Wahlweise gibt es Heck- oder Allradantrieb und ein stattliches Akkupaket mit 120 kWh, das nach WLTP-Zyklus knapp über 550 Kilometer bis zum nächsten Ladestopp realisieren soll. Der Testwagen ist als Allradler mit 494 kW / 672 PS unterwegs. Das maximale Drehmoment von 820 Nm schiebt die nahezu lautlose Elektroflunder heftig an und so fliegen beim nahezu lautlosen Spurt auf dem 7,9 Zoll (ca. 20 cm) großen Head-up-Display nur so die Ziffern vorbei. Etwas überraschend ist bei knapp über 205 km/h Schluss. „Das stresst den Akku nur und an sich allein in einem Land wie Deutschland ein Thema“, erläutert Mark Stanton. Die Lenkung wirkt gerade für ein Sportcoupé, das gegen E-tron GT und Taycan antritt, etwas gefühllos. Gefallen kann hingegen das Fahrwerk mit elektronischen Dämpfern und Luftfederung, das nicht zuletzt vom niedrigen Schwerpunkt und der entsprechenden Silhouette profitiert. Dank Allradlenkung lässt sich der über fünf Meter lange Digital-GT auch auf dem Parkplatz problemlos bewegen.
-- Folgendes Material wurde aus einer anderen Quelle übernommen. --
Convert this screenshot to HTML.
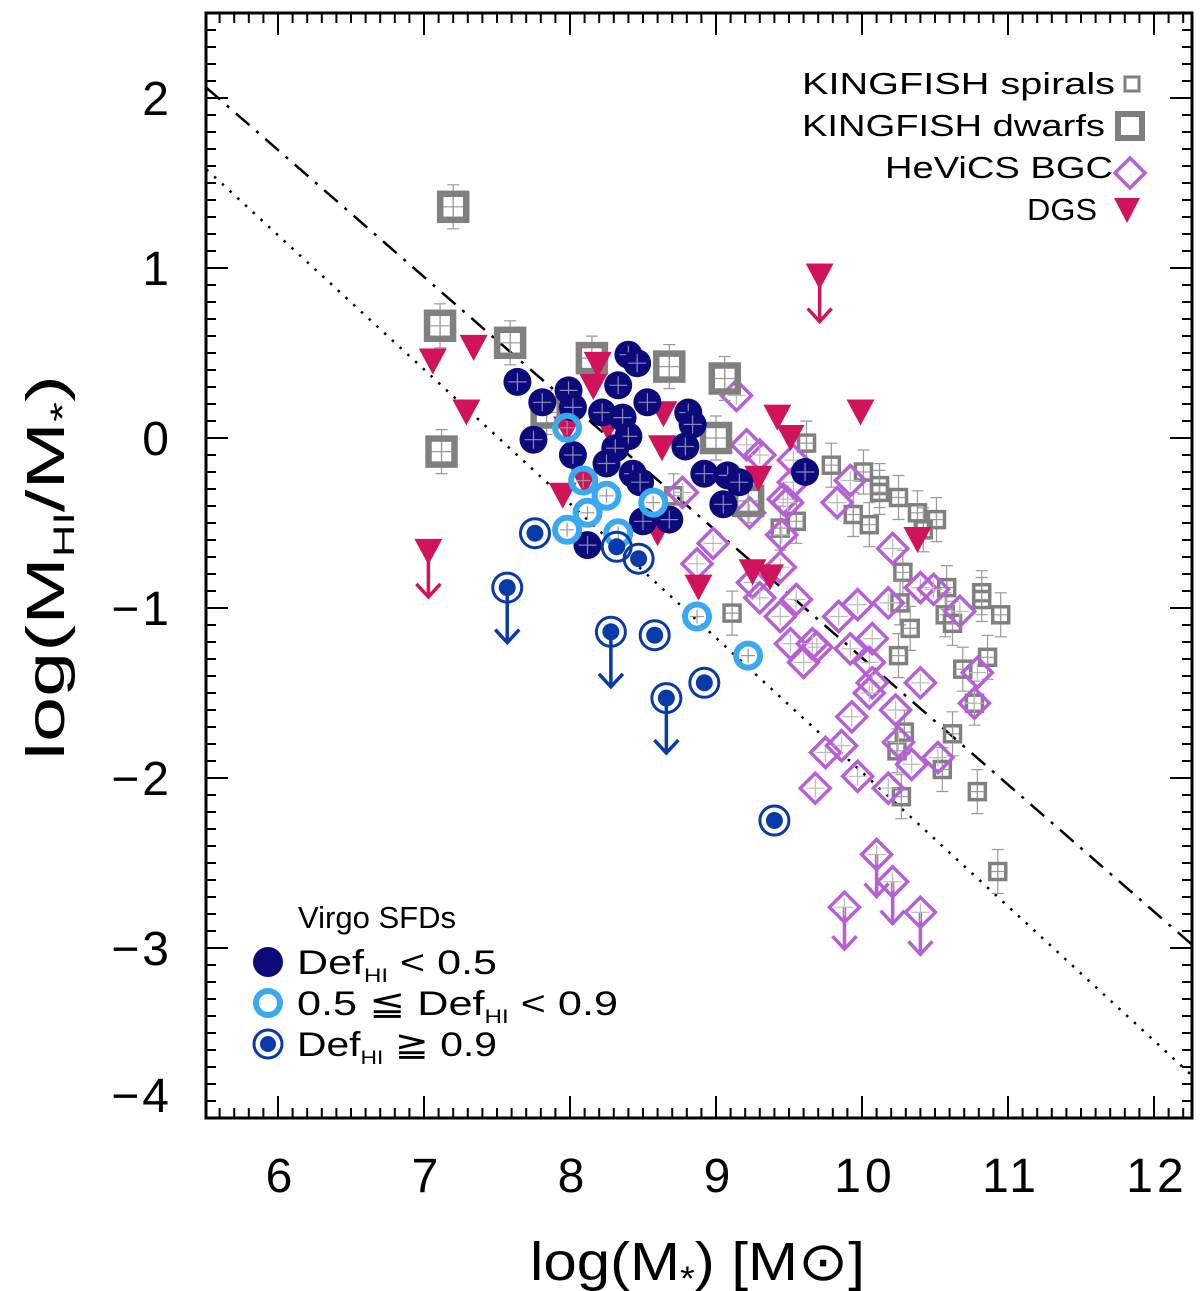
<!DOCTYPE html>
<html><head><meta charset="utf-8"><style>
body{margin:0;background:#fff;}
svg{display:block;font-family:"Liberation Sans",sans-serif;}
</style></head><body>
<svg id="chart" width="1200" height="1291" viewBox="0 0 1200 1291">
<g id="lines"></g>
<g id="marks"></g>
<rect x="206" y="13" width="986" height="1105" fill="none" stroke="#000" stroke-width="3"/>
<g id="axes"></g>
<text x="530" y="1280" font-size="54" textLength="335" lengthAdjust="spacingAndGlyphs">log(M<tspan font-size="34" dy="10">*</tspan><tspan dy="-10">)  [M</tspan><tspan>⊙</tspan>]</text>
<text transform="translate(64,760) rotate(-90)" font-size="54" textLength="385" lengthAdjust="spacingAndGlyphs">log(M<tspan font-size="30" dy="10">HI</tspan><tspan dy="-10">/M</tspan><tspan font-size="34" dy="10">*</tspan><tspan dy="-10">)</tspan></text>
<g id="legend-top" font-size="31">
<text x="802" y="94" textLength="313" lengthAdjust="spacingAndGlyphs">KINGFISH spirals</text>
<text x="802" y="136" textLength="303" lengthAdjust="spacingAndGlyphs">KINGFISH dwarfs</text>
<text x="885" y="178" textLength="228" lengthAdjust="spacingAndGlyphs">HeViCS BGC</text>
<text x="1027" y="220" textLength="70" lengthAdjust="spacingAndGlyphs">DGS</text>
<rect x="1125" y="77" width="14" height="14" fill="none" stroke="#7f7f7f" stroke-width="3"/>
<rect x="1118" y="114" width="24" height="24" fill="none" stroke="#7f7f7f" stroke-width="6"/>
<polygon points="1130,158 1145,173 1130,188 1115,173" fill="none" stroke="#b65fd6" stroke-width="3.5"/>
<polygon points="1114,198 1140,198 1127,223" fill="#d0135a"/>
</g>
<g id="legend-bottom" font-size="34">
<text x="298" y="928" font-size="31" textLength="158" lengthAdjust="spacingAndGlyphs">Virgo SFDs</text>
<circle cx="268" cy="962" r="15" fill="#0a0a7a"/>
<text x="297" y="974" textLength="200" lengthAdjust="spacingAndGlyphs">Def<tspan font-size="19" dy="8">HI</tspan><tspan dy="-8">  &lt;  0.5</tspan></text>
<circle cx="268" cy="1003" r="12" fill="none" stroke="#3aaaf0" stroke-width="6"/>
<text x="297" y="1015" textLength="321" lengthAdjust="spacingAndGlyphs">0.5  ≦  Def<tspan font-size="19" dy="8">HI</tspan><tspan dy="-8">  &lt;  0.9</tspan></text>
<circle cx="268" cy="1044" r="14" fill="none" stroke="#0a3aa8" stroke-width="3"/>
<circle cx="268" cy="1044" r="8" fill="#0a3aa8"/>
<text x="297" y="1056" textLength="200" lengthAdjust="spacingAndGlyphs">Def<tspan font-size="19" dy="8">HI</tspan><tspan dy="-8">  ≧  0.9</tspan></text>
</g>
</svg>
<script>
const xTicks=[6,7,8,9,10,11,12];
const yTicks=[2,1,0,-1,-2,-3,-4];
const spiralX=[9.62,9.79,10.01,10.12,10.12,10.25,10.38,10.51,10.42,9.94,10.05,9.55,9.44,8.71,9.11,10.28,10.58,10.82,10.82,10.95,10.26,10.33,10.25,10.86,10.69,10.77,10.29,10.62,10.24,10.55,10.79,10.27,10.93,10.57,10.62];
const spiralY=[-0.03,-0.16,-0.20,-0.28,-0.32,-0.35,-0.44,-0.48,-0.54,-0.45,-0.51,-0.49,-0.53,-0.34,-1.03,-0.79,-0.88,-0.91,-0.95,-1.04,-0.97,-1.12,-1.28,-1.29,-1.36,-1.56,-1.73,-1.74,-1.84,-1.95,-2.08,-2.11,-2.55,-1.04,-1.09];
const dwarfX=[7.20,7.11,7.12,7.59,8.15,8.68,9.06,9.00,7.84,9.22];
const dwarfY=[1.36,0.66,-0.08,0.56,0.47,0.42,0.35,0.00,0.15,-0.37];
const bgcX=[9.14,9.21,9.30,9.53,9.53,9.46,9.23,8.98,8.87,8.77,9.49,9.92,9.83,10.21,9.45,9.44,9.25,9.30,9.55,9.44,9.51,9.60,9.69,9.66,9.84,9.97,10.18,10.40,10.49,10.67,9.92,10.07,10.05,10.07,10.05,10.40,10.23,9.93,9.75,9.86,10.25,10.34,10.52,9.97,9.68,10.18,10.77,10.79];
const bgcY=[0.25,-0.04,-0.10,-0.13,-0.26,-0.36,-0.44,-0.62,-0.74,-0.32,-0.38,-0.25,-0.38,-0.65,-0.57,-0.76,-0.85,-0.94,-0.95,-1.05,-1.21,-1.32,-1.23,-1.21,-1.05,-0.98,-0.97,-0.88,-0.89,-1.02,-1.24,-1.18,-1.32,-1.44,-1.50,-1.44,-1.60,-1.64,-1.85,-1.81,-1.79,-1.92,-1.88,-1.99,-2.06,-2.06,-1.56,-1.38];
const bgcLimX=[10.10,10.21,9.88,10.40];
const bgcLimY=[-2.45,-2.61,-2.76,-2.79];
const dgsX=[7.06,7.34,7.29,8.19,8.16,8.26,8.64,8.63,7.98,7.95,8.10,8.60,9.42,9.51,9.25,9.37,8.88,9.29,9.99,10.38];
const dgsY=[0.45,0.53,0.15,0.43,0.30,0.06,0.14,-0.06,0.05,-0.34,-0.26,-0.56,0.12,0.00,-0.79,-0.82,-0.88,-0.24,0.15,-0.60];
const dgsLimX=[9.71,7.03];
const dgsLimY=[0.95,-0.67];
const lowX=[7.64,7.81,7.99,8.02,8.22,8.40,8.46,8.33,8.36,8.53,8.40,8.31,8.25,8.43,8.02,7.75,8.81,8.84,8.79,8.92,9.08,9.16,9.05,9.61,8.50,8.68,8.12,8.48];
const lowY=[0.33,0.21,0.28,0.18,0.15,0.49,0.44,0.31,0.12,0.21,0.01,-0.06,-0.15,-0.21,-0.10,-0.01,0.15,0.08,-0.05,-0.21,-0.22,-0.26,-0.39,-0.20,-0.49,-0.48,-0.63,-0.26];
const midX=[7.98,8.09,8.25,8.12,7.98,8.33,8.57,8.87,9.22];
const midY=[0.06,-0.25,-0.34,-0.44,-0.54,-0.56,-0.38,-1.05,-1.28];
const highX=[7.76,8.32,8.47,8.58,8.92,9.40];
const highY=[-0.56,-0.64,-0.71,-1.16,-1.44,-2.25];
const highLimX=[7.57,8.28,8.66];
const highLimY=[-0.88,-1.14,-1.53];
const dashLine=[[5.51,2.06],[12.26,-2.98]];
const dotLine=[[5.51,1.58],[12.26,-3.75]];

const NS='http://www.w3.org/2000/svg';
const X=v=>278+(v-6)*146;
const Y=v=>438-v*170;
function mk(parent,tag,attrs){const e=document.createElementNS(NS,tag);for(const k in attrs)e.setAttribute(k,attrs[k]);parent.appendChild(e);return e;}
const axes=document.getElementById('axes'),marks=document.getElementById('marks'),lines=document.getElementById('lines');

for(let v=5.6;v<=12.25;v+=0.1){const x=X(v);const major=Math.abs(v-Math.round(v))<0.01;const L=major?22:10;
mk(axes,'line',{x1:x,x2:x,y1:1118,y2:1118-L,stroke:'#000','stroke-width':2});
mk(axes,'line',{x1:x,x2:x,y1:13,y2:13+L,stroke:'#000','stroke-width':2});}
for(let v=-3.9;v<=2.45;v+=0.1){const y=Y(v);const major=Math.abs(v-Math.round(v))<0.01;const L=major?22:10;
mk(axes,'line',{x1:206,x2:206+L,y1:y,y2:y,stroke:'#000','stroke-width':2});
mk(axes,'line',{x1:1192,x2:1192-L,y1:y,y2:y,stroke:'#000','stroke-width':2});}
xTicks.forEach(t=>{const e=mk(axes,'text',{x:X(t)+3,y:1192,'font-size':48,'text-anchor':'middle','letter-spacing':4});e.textContent=String(t);

});
yTicks.forEach(t=>{const yy=t===-4?1112:Y(t)+17;const e=mk(axes,'text',{x:172,y:yy,'font-size':48,'text-anchor':'end','letter-spacing':3});e.textContent=t<0?'−'+Math.abs(t):String(t);

});

let l1=mk(lines,'line',{x1:X(dashLine[0][0]),y1:Y(dashLine[0][1]),x2:X(dashLine[1][0]),y2:Y(dashLine[1][1]),stroke:'#000','stroke-width':2.5,'stroke-dasharray':'18 9 3 9'});


let l2=mk(lines,'line',{x1:X(dotLine[0][0]),y1:Y(dotLine[0][1]),x2:X(dotLine[1][0]),y2:Y(dotLine[1][1]),stroke:'#000','stroke-width':2.5,'stroke-dasharray':'2.5 8'});



function err(x,y,h){mk(marks,'path',{d:`M${x},${y-h}V${y+h}M${x-6},${y-h}H${x+6}M${x-6},${y+h}H${x+6}`,stroke:'#999','stroke-width':1.2,fill:'none'});}
function cross(x,y,s,c){mk(marks,'path',{d:`M${x-s},${y}H${x+s}M${x},${y-s}V${y+s}`,stroke:c,'stroke-width':1.2,fill:'none'});}
function arrow(x,y,c,len){mk(marks,'path',{d:`M${x},${y}V${y+len}M${x-12},${y+len-13}L${x},${y+len}L${x+12},${y+len-13}`,stroke:c,'stroke-width':3.5,fill:'none'});}

spiralX.forEach((v,i)=>{const x=X(v),y=Y(spiralY[i]);err(x,y,22);
const e=mk(marks,'rect',{x:x-8,y:y-8,width:16,height:16,fill:'none',stroke:'#808080','stroke-width':3.5});

cross(x,y,7,'#999');});
function diamond(x,y){const e=mk(marks,'polygon',{points:`${x},${y-15} ${x+15},${y} ${x},${y+15} ${x-15},${y}`,fill:'none',stroke:'#b65fd6','stroke-width':3.5});

cross(x,y,9,'#bbb');}
bgcX.forEach((v,i)=>diamond(X(v),Y(bgcY[i])));
bgcLimX.forEach((v,i)=>{const x=X(v),y=Y(bgcLimY[i]);arrow(x,y,'#b65fd6',42);diamond(x,y);});
dwarfX.forEach((v,i)=>{const x=X(v),y=Y(dwarfY[i]);err(x,y,22);
const e=mk(marks,'rect',{x:x-13,y:y-13,width:26,height:26,fill:'none',stroke:'#808080','stroke-width':6.5});

cross(x,y,10,'#999');});
function tri(x,y){const e=mk(marks,'polygon',{points:`${x-14},${y-13} ${x+14},${y-13} ${x},${y+13}`,fill:'#d0135a'});

}
dgsX.forEach((v,i)=>{tri(X(v),Y(dgsY[i]));});
dgsLimX.forEach((v,i)=>{const x=X(v),y=Y(dgsLimY[i]);arrow(x,y,'#d0135a',45);tri(x,y);});
lowX.forEach((v,i)=>{const x=X(v),y=Y(lowY[i]);
const e=mk(marks,'circle',{cx:x,cy:y,r:14,fill:'#0a0a7a'});

cross(x,y,9,'#8888bb');});
midX.forEach((v,i)=>{const x=X(v),y=Y(midY[i]);
const e=mk(marks,'circle',{cx:x,cy:y,r:12,fill:'none',stroke:'#3aaaf0','stroke-width':6});

cross(x,y,7,'#999');});
function hi(x,y){const e=mk(marks,'circle',{cx:x,cy:y,r:14.5,fill:'none',stroke:'#0a3aa8','stroke-width':3});


mk(marks,'circle',{cx:x,cy:y,r:8.5,fill:'#0a3aa8'});}
highX.forEach((v,i)=>hi(X(v),Y(highY[i])));
highLimX.forEach((v,i)=>{const x=X(v),y=Y(highLimY[i]);arrow(x,y,'#0a3aa8',55);hi(x,y);});
</script>
</body></html>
HiPhi X: Ein Familienauto mit einem Hauch von Luxus
Etwas familiärer ist der HiPhi X unterwegs, der wahlweise mit vier oder sechs Sitzen verfügbar ist und komplett ausgestattet maximal 123.000 Euro kostet. Wer wie einst Queen Mum der Umgebung huldvoll winken möchte, kann zum einfacheren Ein- und Aussteigen nicht nur die Türen elektrisch öffnen, sondern auch im Fond zwei Dachluken ausklappen. Wirklich technischen Nutzen gibt es nicht, doch für den großen Auftritt sind die Dachfenster spektakulär. Der Showeffekt darf eben bei einem neuen Spieler nicht zu klein sein, um mit kleinen Stückzahlen aufzufallen.